Sendo portuguesa é óbvio que tenho de referir o Cristiano Ronaldo, por todo o percurso que ele tem feito. Na minha posição gosto muito do Lika Modric. Do lado feminino tenho a guarda-redes portuguesa Carla Cristina, a Sónia Matias e a Carla Couto. Tive o privilégio de jogar com elas, para mim são referências e pensei muito nelas quando concretizámos este sonho de chegar à fase final do Europeu. Este feito não se deve só a nós mas também a todas aquelas que já cá estiveram e às que estão para vir.

Até quando quer continuar a jogar futebol?

Até quando o meu corpo me permitir. No futebol é muito relativo, nunca há uma data certa. Jogamos até quando o nosso corpo nos permite ter um bom desempenho.

O que planeia fazer depois da carreira de futebolista?

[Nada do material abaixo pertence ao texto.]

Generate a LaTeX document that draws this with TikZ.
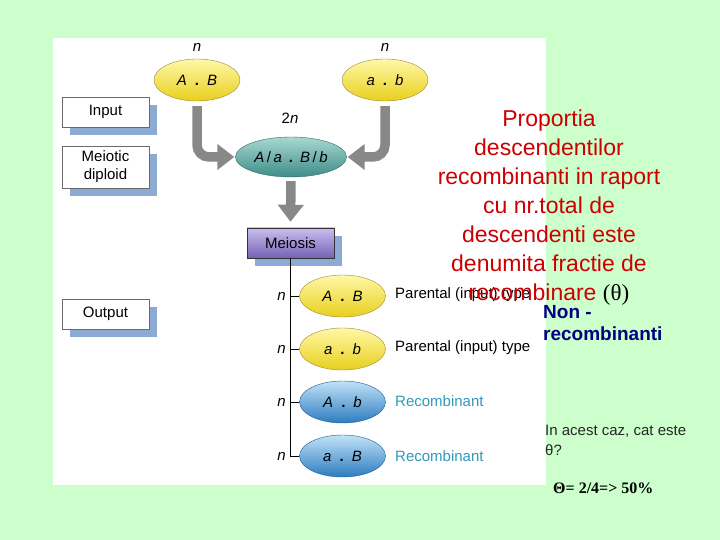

Estou a licenciar-me em Ciências do Desporto. Não sei se gostaria ou não de ser treinadora, mas espero continuar ligada ao desporto.

É difícil conciliar os estudos com as competições?

Sim, os estudos não ficam para trás mas é sempre complicado. Quando se quer tudo é possível. Incentivo sempre todas as jogadoras a conciliarem as duas coisas.

Em termos de carreira, quais são os seus maiores sonhos e objetivos?

O maior sonho era estar com a seleção numa fase final do Europeu, felizmente consegui realizá-lo. Estar numa fase final de um campeonato do mundo era outro dos objetivos que gostava de atingir. Depois, consoante o clube em que estiver, é ganhar o máximo de títulos que conseguir.

Neste Europeu, qual é o adversário mais temido?

Respeitamos todos. Sabemos que Espanha e Inglaterra são duas seleções fortíssimas, estão muito bem classificadas no ranking mundial, mas a Escócia também é uma equipa forte.

Como está de expectativas para este Europeu?

Jogo a jogo dar o nosso melhor para dignificar a camisola. Estar no Europeu é um feito inédito e isso, por si só, já tem um grande peso. Sabemos que temos uma responsabilidade muito grande por estarmos no Europeu e queremos, jogo a jogo, dar o melhor de nós.